In the last weeks, a series of news regarding Kazakhstan’s January parliamentary elections have brought Nur-Sultan back to the centre of Central Asian affairs after weeks dominated by the events unfolding in Kyrgyzstan. The renaming of parties, an announcement by the country’s only real opposition party and the return of Dariga Nazarbayeva are the latest novelties in Kazakhstan’s electoral cycle.
New names, old parties
Political parties in Kazakhstan, with one exception, are tools used by the regime to give an image of a multiparty democracy. However, that is far from the truth. Besides Nur Otan, Nursultan Nazarbayev’s party, there are other organisations that play the role of the opposition but that in reality are pro-government entities. That is the case of the Communist People’s Party and Birlik (Unity). In an effort to rebrand themselves, the former dropped the word ‘Communist’, now becoming simply the People’s Party, and the latter renamed itself to Adal (Honesty).
That doesn’t change the fact that the (Communist) People’s Party is a docile splinter from the true Communist Party of Kazakhstan, which was later banned by the authorities. Similarly, Adal is one of the other pro-government parties that is irrelevant in Kazakhstan’s politics. They might change their names, but everything else remains the same.
Pulling out of the race
While most of the political parties are pro-governmental organisations, there is one that can be considered as genuine opposition: the National Social Democratic Party (NSDP). From the six parties to contest the elections, the NSDP was the only one that did not follow the authorities’ designs. However, that will no longer be the case. In the congress celebrated on the November 27, the NSDP voted not to participate in the elections.
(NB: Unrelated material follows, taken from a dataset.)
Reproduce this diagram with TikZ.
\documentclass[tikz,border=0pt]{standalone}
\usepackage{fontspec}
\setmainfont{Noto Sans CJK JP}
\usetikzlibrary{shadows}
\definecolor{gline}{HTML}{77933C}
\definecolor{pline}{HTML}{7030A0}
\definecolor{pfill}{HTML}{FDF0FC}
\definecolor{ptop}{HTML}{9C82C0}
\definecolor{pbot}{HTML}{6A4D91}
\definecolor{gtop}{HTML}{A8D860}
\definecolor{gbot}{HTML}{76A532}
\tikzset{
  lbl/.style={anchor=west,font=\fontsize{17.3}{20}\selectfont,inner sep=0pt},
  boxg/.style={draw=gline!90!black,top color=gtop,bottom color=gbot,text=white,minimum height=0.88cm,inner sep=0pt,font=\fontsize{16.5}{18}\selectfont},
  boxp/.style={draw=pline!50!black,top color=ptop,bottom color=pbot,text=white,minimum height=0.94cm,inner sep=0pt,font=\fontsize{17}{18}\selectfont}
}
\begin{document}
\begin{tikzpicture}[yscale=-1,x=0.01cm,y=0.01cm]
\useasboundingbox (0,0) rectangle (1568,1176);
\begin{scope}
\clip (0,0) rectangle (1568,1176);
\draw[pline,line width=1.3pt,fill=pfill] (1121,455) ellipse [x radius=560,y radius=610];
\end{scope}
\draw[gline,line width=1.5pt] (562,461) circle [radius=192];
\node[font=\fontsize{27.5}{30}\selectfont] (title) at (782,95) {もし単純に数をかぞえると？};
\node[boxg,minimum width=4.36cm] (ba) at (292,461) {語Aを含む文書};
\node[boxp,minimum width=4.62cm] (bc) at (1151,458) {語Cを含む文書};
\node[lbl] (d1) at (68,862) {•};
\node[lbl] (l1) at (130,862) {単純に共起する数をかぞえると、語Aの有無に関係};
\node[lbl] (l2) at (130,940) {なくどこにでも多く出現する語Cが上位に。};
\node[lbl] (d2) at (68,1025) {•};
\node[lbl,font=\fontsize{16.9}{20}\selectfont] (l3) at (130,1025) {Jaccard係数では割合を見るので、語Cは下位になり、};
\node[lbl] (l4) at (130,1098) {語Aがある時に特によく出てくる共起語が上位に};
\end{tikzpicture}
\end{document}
“This election campaign does not differ from the previous one: the same rules, the same law, the same procedures, the same political parties. I am sure that the announced figures and results are already being prepared in advance at the top. It will be so, nothing new. The authorities need, like air, our participation to legitimize the elections. The NSDP should not become an instrument in the hands of the authorities. We must boycott the elections,” announced the party’s chairman.
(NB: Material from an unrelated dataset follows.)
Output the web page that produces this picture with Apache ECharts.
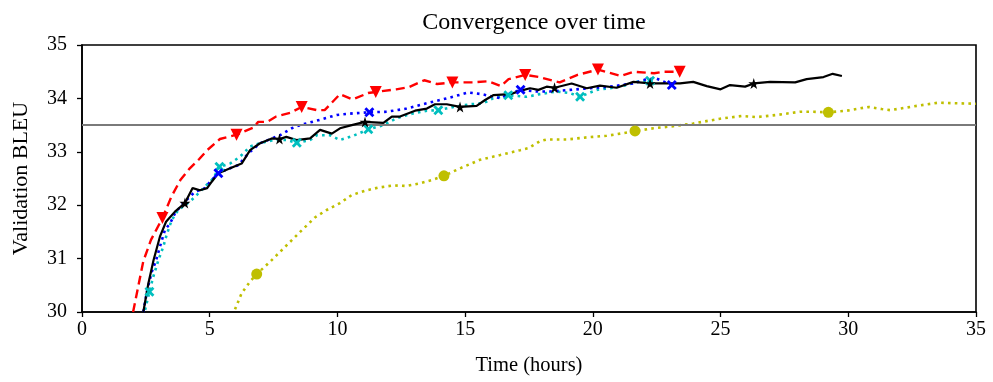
<!DOCTYPE html>
<html>
<head>
<meta charset="utf-8">
<script src="https://cdn.jsdelivr.net/npm/echarts@6/dist/echarts.min.js"></script>
<style>html,body{margin:0;padding:0;background:#fff}#c{width:993px;height:382px}</style>
</head>
<body>
<div id="c"></div>
<script>
// ---- data (hours, BLEU) ----
const redLine = [[2.0,30.0],[2.4,30.95],[2.7,31.35],[3.15,31.76],[3.5,32.16],[3.85,32.47],[4.2,32.68],[4.6,32.87],[4.9,33.03],[5.4,33.24],[6.05,33.32],[6.7,33.45],[6.9,33.56],[7.25,33.56],[7.6,33.66],[8.15,33.73],[8.6,33.84],[9.2,33.78],[9.5,33.78],[10.1,34.08],[10.6,33.98],[11.2,34.1],[11.5,34.12],[12.3,34.17],[12.8,34.21],[13.4,34.34],[13.9,34.27],[14.5,34.3],[15.3,34.3],[15.9,34.32],[16.4,34.23],[16.7,34.36],[17.35,34.44],[17.9,34.4],[18.7,34.3],[19.4,34.44],[20.2,34.54],[21.1,34.42],[21.6,34.5],[22.4,34.47],[22.75,34.5],[23.4,34.5]];
const redMarks = [[3.15,31.76],[6.05,33.32],[8.6,33.84],[11.5,34.12],[14.5,34.3],[17.35,34.44],[20.2,34.54],[23.4,34.5]];

const blackLine = [[2.4,30.0],[2.6,30.54],[2.8,30.97],[3.05,31.41],[3.29,31.69],[3.64,31.88],[4.03,32.04],[4.33,32.32],[4.62,32.28],[4.9,32.32],[5.08,32.44],[5.34,32.6],[5.8,32.69],[6.25,32.78],[6.58,33.03],[6.97,33.16],[7.43,33.25],[7.73,33.24],[8.0,33.28],[8.4,33.22],[8.93,33.25],[9.32,33.41],[9.78,33.34],[10.1,33.44],[10.56,33.5],[11.08,33.56],[11.8,33.54],[12.13,33.66],[12.45,33.66],[13.04,33.77],[13.5,33.81],[13.82,33.89],[14.28,33.89],[14.8,33.84],[15.45,33.86],[15.78,33.97],[16.1,34.06],[16.76,34.08],[17.15,34.14],[17.54,34.19],[17.87,34.16],[18.19,34.22],[18.5,34.2],[19.17,34.28],[19.76,34.19],[20.28,34.24],[20.93,34.2],[21.59,34.31],[22.24,34.28],[23.0,34.28],[23.41,34.28],[23.93,34.31],[24.46,34.23],[25.0,34.17],[25.37,34.25],[25.96,34.22],[26.3,34.28],[26.94,34.31],[27.92,34.3],[28.37,34.36],[29.03,34.4],[29.39,34.46],[29.75,34.42]];
const blackMarks = [[4.03,32.04],[7.73,33.24],[11.08,33.56],[14.8,33.84],[18.5,34.2],[22.24,34.28],[26.3,34.28]];

const blueLine = [[2.4,30.0],[2.55,30.4],[2.73,30.75],[2.9,30.97],[3.05,31.22],[3.25,31.54],[3.45,31.66],[3.64,31.85],[3.9,32.0],[4.16,32.13],[4.42,32.25],[4.82,32.32],[5.01,32.44],[5.34,32.6],[5.67,32.67],[6.12,32.75],[6.51,32.97],[6.97,33.16],[7.75,33.31],[8.21,33.44],[8.54,33.5],[9.32,33.6],[9.97,33.69],[10.62,33.72],[11.25,33.74],[11.93,33.75],[12.71,33.81],[13.5,33.91],[14.28,34.0],[15.12,34.11],[15.65,34.08],[16.1,34.03],[16.4,34.0],[16.76,34.1],[17.17,34.16],[17.8,34.13],[18.32,34.13],[19.1,34.16],[20.67,34.22],[21.57,34.28],[22.1,34.36],[22.5,34.37],[23.09,34.25]];
const blueMarks = [[5.34,32.6],[11.25,33.74],[17.17,34.16],[23.09,34.25]];

const cyanLine = [[2.47,30.04],[2.64,30.38],[2.79,30.66],[2.99,30.97],[3.18,31.22],[3.31,31.44],[3.51,31.72],[3.77,31.91],[4.03,32.0],[4.23,32.07],[4.49,32.19],[4.88,32.38],[5.14,32.5],[5.38,32.72],[5.8,32.78],[6.19,32.91],[6.58,33.1],[6.97,33.16],[7.49,33.22],[8.01,33.22],[8.41,33.17],[8.93,33.22],[9.19,33.31],[9.71,33.31],[10.1,33.22],[10.62,33.3],[11.21,33.42],[11.8,33.5],[12.32,33.63],[12.97,33.72],[13.5,33.77],[13.95,33.78],[14.54,33.84],[15.19,33.89],[15.71,33.91],[16.1,34.0],[16.69,34.06],[17.41,34.03],[17.93,34.08],[18.58,34.13],[19.1,34.1],[19.5,34.03],[20.15,34.16],[20.67,34.19],[21.32,34.25],[21.71,34.31],[22.24,34.33],[22.5,34.34]];
const cyanMarks = [[2.64,30.38],[5.38,32.72],[8.41,33.17],[11.21,33.42],[13.95,33.78],[16.69,34.06],[19.5,34.03],[22.24,34.33]];

const yellowLine = [[5.99,30.05],[6.25,30.35],[6.58,30.57],[6.84,30.71],[7.36,30.94],[7.95,31.22],[8.54,31.5],[9.12,31.77],[9.58,31.91],[10.1,32.04],[10.56,32.19],[11.08,32.27],[11.6,32.33],[12.19,32.37],[12.71,32.36],[13.23,32.41],[13.75,32.48],[14.17,32.55],[14.8,32.69],[15.58,32.85],[16.37,32.94],[17.15,33.03],[17.48,33.07],[17.93,33.2],[18.19,33.23],[18.98,33.23],[19.76,33.27],[20.54,33.3],[21.2,33.35],[21.65,33.39],[22.37,33.44],[23.15,33.48],[23.93,33.53],[24.98,33.62],[25.83,33.67],[26.42,33.65],[27.2,33.69],[28.11,33.75],[28.63,33.75],[29.22,33.74],[29.94,33.77],[30.79,33.84],[31.31,33.8],[31.64,33.78],[32.68,33.86],[33.53,33.92],[34.1,33.91],[35.0,33.9]];
const yellowMarks = [[6.84,30.71],[14.17,32.55],[21.65,33.39],[29.22,33.74]];

const refLevel = 33.5;
const xTicks = {min: 0, max: 35, step: 5};
const yTicks = {min: 30, max: 35, step: 1};
const titleText = 'Convergence over time';
const xName = 'Time (hours)';
const yName = 'Validation BLEU';

// ---- chart ----
const FONT = '"Liberation Serif", "Times New Roman", serif';
const xPath = 'path://M0,2L2,0L5,3L8,0L10,2L7,5L10,8L8,10L5,7L2,10L0,8L3,5Z';
const starPath = 'path://M50,0L61,35L98,35L68,57L79,91L50,70L21,91L32,57L2,35L39,35Z';

function lineSeries(data, color, width, type, z) {
  return {type: 'line', data: data, showSymbol: false, symbol: 'none', z: z,
    lineStyle: {color: color, width: width, type: type, cap: 'butt'}, animation: false, silent: true};
}
function markSeries(data, color, symbol, size, rotate, z) {
  return {type: 'scatter', data: data, symbol: symbol, symbolSize: size, symbolRotate: rotate || 0, z: z,
    itemStyle: {color: color, opacity: 1}, animation: false, silent: true};
}

const chart = echarts.init(document.getElementById('c'), null, {renderer: 'canvas'});
chart.setOption({
  backgroundColor: '#fff',
  animation: false,
  title: {text: titleText, left: 529, top: 6, textAlign: 'center',
    textStyle: {fontFamily: FONT, fontSize: 24, fontWeight: 'normal', color: '#000'}},
  grid: {left: 82, right: 17, top: 45, bottom: 70, show: true, borderColor: '#000', borderWidth: 1.6, backgroundColor: 'transparent'},
  xAxis: {type: 'value', min: xTicks.min, max: xTicks.max, interval: xTicks.step,
    name: xName, nameLocation: 'middle', nameGap: 43,
    nameTextStyle: {fontFamily: FONT, fontSize: 20.5, color: '#000'},
    axisLine: {show: true, onZero: false, lineStyle: {color: '#000', width: 1.6}},
    axisTick: {show: true, inside: false, length: 5, lineStyle: {color: '#000', width: 1.3}},
    axisLabel: {fontFamily: FONT, fontSize: 20, color: '#000', margin: 8},
    splitLine: {show: false}},
  yAxis: {type: 'value', min: yTicks.min, max: yTicks.max, interval: yTicks.step,
    name: yName, nameLocation: 'middle', nameGap: 50, nameRotate: 90,
    nameTextStyle: {fontFamily: FONT, fontSize: 22, color: '#000'},
    axisLine: {show: true, onZero: false, lineStyle: {color: '#000', width: 1.6}},
    axisTick: {show: true, inside: false, length: 5, lineStyle: {color: '#000', width: 1.3}},
    axisLabel: {fontFamily: FONT, fontSize: 20, color: '#000', margin: 15},
    splitLine: {show: false}},
  series: [
    Object.assign(lineSeries(yellowLine, '#bfbf00', 2.6, [2.6, 4.2], 2), {
      markLine: {silent: true, symbol: 'none', label: {show: false},
        lineStyle: {color: '#7a7a7a', width: 2, type: 'solid'}, data: [{yAxis: refLevel}]}}),
    lineSeries(cyanLine, '#00bfbf', 2.6, [2.6, 4.2], 3),
    lineSeries(blueLine, '#0000ff', 2.6, [2.6, 4.2], 4),
    lineSeries(blackLine, '#000000', 2.2, 'solid', 5),
    lineSeries(redLine, '#ff0000', 2.4, [9, 5], 6),
    markSeries(yellowMarks, '#bfbf00', 'circle', 11, 0, 7),
    markSeries(cyanMarks, '#00bfbf', xPath, 10, 0, 7),
    markSeries(blueMarks, '#0000ff', xPath, 10, 0, 8),
    markSeries(blackMarks, '#000000', starPath, 11, 0, 8),
    markSeries(redMarks, '#ff0000', 'triangle', 12, 180, 9)
  ]
});
</script>
</body>
</html>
The NSDP had received the support of Mukhtar Ablyazov, a controversial opposition figure based abroad, something which could have worked against the party. After their withdrawal, Ablyazov declared that the socialdemocrats were actually following the government’s orders.
Given that the elections are not going to be free nor fair, the NSDP’s decision is of a symbolic nature. They would probably have not gain any seats in the parliament, but it goes to show the lack of freedoms and democracy in Kazakhstan.
Dariga is back
In early May, a statement raised eyebrows in Kazkahstan. Dariga Nazarbayeva, the daughter of Nursultan Nazarbayev, had been dismissed as chairman of the Senate, one of the country’s top positions. Much was speculated about what could have caused her fall, but she is now back in the first line of Kazakh politics, albeit in a less relevant role.
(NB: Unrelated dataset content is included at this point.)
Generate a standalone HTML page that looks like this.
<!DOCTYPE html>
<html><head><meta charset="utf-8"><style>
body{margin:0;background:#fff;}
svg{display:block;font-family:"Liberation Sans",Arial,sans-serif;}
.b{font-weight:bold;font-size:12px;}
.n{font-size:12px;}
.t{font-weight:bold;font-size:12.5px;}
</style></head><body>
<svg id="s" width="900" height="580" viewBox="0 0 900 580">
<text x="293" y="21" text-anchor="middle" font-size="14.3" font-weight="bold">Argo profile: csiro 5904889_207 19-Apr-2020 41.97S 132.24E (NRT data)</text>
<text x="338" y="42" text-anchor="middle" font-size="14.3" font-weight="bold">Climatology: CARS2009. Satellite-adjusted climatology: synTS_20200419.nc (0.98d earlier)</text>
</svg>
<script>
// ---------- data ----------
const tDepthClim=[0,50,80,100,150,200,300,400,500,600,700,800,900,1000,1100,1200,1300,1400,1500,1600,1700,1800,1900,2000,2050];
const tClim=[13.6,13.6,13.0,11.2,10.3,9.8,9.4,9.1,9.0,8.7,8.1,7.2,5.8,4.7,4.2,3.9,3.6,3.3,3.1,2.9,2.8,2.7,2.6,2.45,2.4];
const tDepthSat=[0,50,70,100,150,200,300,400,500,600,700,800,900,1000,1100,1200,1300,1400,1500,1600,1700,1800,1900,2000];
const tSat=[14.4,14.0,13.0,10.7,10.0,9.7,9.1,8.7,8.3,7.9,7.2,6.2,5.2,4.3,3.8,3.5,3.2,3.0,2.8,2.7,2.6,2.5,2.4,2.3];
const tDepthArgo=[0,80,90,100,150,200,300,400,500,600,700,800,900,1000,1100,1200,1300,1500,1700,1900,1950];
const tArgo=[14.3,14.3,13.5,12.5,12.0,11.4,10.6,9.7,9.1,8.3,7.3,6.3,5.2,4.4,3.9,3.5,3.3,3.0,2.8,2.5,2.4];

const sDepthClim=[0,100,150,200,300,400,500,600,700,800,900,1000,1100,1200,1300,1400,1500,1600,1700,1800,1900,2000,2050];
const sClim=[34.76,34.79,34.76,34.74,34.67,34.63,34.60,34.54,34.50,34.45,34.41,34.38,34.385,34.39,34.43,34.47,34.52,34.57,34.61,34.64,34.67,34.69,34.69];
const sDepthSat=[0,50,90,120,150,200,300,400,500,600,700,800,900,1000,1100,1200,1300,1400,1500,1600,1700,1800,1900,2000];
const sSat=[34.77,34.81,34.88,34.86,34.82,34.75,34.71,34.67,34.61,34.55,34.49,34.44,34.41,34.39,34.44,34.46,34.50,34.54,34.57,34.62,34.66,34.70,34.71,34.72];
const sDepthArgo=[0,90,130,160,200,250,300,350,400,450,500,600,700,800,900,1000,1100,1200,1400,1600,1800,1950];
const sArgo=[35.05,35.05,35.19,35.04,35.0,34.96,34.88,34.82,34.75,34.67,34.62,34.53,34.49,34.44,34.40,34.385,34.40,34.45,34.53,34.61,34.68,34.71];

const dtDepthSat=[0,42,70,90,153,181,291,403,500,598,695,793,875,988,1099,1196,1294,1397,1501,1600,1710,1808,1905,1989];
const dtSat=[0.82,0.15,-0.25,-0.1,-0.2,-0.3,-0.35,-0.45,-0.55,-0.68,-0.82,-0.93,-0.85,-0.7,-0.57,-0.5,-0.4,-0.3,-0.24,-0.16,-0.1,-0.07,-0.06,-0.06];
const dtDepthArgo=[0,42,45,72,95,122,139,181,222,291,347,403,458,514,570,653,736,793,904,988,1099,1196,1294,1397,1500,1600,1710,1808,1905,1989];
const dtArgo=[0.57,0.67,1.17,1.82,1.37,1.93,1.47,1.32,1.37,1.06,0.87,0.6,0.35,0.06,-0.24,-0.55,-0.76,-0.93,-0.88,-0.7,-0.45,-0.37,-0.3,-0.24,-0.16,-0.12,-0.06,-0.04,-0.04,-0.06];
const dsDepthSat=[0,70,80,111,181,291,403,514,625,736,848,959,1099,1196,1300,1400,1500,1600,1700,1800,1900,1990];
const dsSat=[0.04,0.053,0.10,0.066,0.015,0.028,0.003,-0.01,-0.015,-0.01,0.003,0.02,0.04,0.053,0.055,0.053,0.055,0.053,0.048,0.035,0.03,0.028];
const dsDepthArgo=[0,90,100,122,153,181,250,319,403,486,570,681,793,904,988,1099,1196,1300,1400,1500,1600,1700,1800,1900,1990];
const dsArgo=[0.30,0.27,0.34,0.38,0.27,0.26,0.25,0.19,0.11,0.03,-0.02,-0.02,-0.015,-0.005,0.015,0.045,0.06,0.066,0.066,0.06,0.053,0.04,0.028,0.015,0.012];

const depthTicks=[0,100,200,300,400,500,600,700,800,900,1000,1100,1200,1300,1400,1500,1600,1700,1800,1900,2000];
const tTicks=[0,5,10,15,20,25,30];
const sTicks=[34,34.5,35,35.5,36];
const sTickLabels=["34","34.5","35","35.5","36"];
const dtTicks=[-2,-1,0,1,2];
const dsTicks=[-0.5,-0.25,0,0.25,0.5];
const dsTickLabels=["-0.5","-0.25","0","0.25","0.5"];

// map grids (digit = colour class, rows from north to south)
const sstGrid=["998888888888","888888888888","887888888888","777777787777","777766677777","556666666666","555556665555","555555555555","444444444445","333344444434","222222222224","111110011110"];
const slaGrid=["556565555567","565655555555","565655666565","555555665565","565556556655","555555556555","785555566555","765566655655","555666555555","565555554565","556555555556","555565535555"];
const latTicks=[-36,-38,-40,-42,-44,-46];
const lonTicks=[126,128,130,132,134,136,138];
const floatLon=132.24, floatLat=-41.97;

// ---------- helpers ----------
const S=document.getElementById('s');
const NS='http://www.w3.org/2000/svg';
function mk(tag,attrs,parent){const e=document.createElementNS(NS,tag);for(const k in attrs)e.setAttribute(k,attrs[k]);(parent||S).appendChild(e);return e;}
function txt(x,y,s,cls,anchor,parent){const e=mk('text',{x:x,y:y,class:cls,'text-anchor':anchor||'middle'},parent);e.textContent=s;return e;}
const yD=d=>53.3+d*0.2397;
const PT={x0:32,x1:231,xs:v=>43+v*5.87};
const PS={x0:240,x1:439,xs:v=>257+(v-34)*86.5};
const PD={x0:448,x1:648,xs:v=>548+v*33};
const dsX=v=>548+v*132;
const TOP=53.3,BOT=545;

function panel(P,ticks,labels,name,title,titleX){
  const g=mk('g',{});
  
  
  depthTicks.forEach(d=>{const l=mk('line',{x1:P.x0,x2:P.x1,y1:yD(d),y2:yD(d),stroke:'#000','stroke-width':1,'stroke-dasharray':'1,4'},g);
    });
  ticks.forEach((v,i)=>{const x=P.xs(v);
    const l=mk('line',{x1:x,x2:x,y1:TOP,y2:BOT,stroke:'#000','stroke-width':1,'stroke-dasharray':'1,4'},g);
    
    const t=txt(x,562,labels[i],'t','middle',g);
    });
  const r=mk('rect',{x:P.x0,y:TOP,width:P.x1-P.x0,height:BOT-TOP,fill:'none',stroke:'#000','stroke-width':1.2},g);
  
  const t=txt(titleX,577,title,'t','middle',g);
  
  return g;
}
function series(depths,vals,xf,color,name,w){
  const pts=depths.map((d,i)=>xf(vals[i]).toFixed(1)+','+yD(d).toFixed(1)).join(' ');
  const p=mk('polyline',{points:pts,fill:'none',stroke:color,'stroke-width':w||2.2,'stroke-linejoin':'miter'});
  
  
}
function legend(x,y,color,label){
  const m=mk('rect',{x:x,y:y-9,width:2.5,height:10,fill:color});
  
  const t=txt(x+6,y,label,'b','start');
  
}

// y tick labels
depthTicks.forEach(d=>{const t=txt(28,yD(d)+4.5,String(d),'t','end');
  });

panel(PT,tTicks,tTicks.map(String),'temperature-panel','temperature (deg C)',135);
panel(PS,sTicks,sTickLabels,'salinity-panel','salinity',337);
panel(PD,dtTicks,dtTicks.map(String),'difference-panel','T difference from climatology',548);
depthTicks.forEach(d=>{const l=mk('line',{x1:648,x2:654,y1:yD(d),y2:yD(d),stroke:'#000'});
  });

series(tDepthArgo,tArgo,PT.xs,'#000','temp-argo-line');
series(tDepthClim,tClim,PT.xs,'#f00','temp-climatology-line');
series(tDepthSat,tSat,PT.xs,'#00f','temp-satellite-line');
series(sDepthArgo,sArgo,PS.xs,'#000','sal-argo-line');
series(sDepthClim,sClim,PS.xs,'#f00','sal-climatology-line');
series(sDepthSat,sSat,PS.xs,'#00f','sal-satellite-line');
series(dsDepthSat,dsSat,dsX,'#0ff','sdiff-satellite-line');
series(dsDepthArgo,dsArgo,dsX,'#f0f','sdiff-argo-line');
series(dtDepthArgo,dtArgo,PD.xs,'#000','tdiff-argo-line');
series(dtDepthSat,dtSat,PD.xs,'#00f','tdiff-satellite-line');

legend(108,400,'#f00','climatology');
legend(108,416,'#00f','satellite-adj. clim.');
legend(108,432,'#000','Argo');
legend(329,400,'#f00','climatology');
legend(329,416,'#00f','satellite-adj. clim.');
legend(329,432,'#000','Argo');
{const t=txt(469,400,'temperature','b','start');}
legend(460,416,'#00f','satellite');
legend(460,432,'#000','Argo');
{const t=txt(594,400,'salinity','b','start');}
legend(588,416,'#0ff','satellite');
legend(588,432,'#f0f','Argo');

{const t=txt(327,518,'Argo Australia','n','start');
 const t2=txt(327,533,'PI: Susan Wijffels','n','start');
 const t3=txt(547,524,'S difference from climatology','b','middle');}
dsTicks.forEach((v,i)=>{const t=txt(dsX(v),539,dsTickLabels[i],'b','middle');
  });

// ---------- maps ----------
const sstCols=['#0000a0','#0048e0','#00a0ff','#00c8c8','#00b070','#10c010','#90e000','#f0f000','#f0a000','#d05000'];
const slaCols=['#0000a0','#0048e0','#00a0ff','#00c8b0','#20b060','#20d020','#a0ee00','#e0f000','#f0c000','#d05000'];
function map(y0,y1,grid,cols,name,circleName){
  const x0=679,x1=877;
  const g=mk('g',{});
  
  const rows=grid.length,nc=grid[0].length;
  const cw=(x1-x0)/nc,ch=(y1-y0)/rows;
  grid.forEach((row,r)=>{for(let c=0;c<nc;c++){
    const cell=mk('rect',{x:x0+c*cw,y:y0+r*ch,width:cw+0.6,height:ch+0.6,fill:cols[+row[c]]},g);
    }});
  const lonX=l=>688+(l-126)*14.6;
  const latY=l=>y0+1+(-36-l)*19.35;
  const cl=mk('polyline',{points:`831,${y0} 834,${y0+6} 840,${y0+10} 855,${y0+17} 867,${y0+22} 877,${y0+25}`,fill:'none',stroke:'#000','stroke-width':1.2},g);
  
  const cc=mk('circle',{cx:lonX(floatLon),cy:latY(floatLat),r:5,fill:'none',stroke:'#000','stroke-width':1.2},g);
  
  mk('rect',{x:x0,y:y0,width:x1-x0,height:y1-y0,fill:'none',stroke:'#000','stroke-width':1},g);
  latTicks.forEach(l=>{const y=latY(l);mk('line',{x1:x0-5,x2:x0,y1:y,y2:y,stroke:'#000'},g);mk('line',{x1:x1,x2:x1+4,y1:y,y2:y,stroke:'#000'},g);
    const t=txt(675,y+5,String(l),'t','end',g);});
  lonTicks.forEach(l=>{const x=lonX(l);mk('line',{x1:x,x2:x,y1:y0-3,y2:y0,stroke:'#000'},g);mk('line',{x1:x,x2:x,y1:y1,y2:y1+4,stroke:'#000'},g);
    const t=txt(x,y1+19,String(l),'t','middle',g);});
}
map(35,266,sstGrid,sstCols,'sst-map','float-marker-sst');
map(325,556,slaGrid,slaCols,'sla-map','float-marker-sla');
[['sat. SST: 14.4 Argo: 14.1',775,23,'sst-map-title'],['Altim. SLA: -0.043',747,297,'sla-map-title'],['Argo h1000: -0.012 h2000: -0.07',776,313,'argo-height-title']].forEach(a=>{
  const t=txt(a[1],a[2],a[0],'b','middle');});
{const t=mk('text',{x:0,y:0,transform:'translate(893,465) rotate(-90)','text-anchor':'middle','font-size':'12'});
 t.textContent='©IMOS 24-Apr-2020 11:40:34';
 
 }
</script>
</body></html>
During its congress celebrated on November 25, Nur Otan published the list of its 126 candidates to the parliament. Among them was Dariga. It is not clear what the reasons behind her return are. Perhaps she has now learnt her lesson, whatever that was, and she has been allowed back into politics. However, for the time being, she will be an MP, a demotion compared to the role she used have earlier this year.
The parliamentary and local elections that will take place on January 10 will be yet another test to the power transition that started in 2019. And they will take place at a time when the pandemic has hit hard the people’s and government’s finances. The electoral results are a forgone conclusion. It is what happens next that will be important.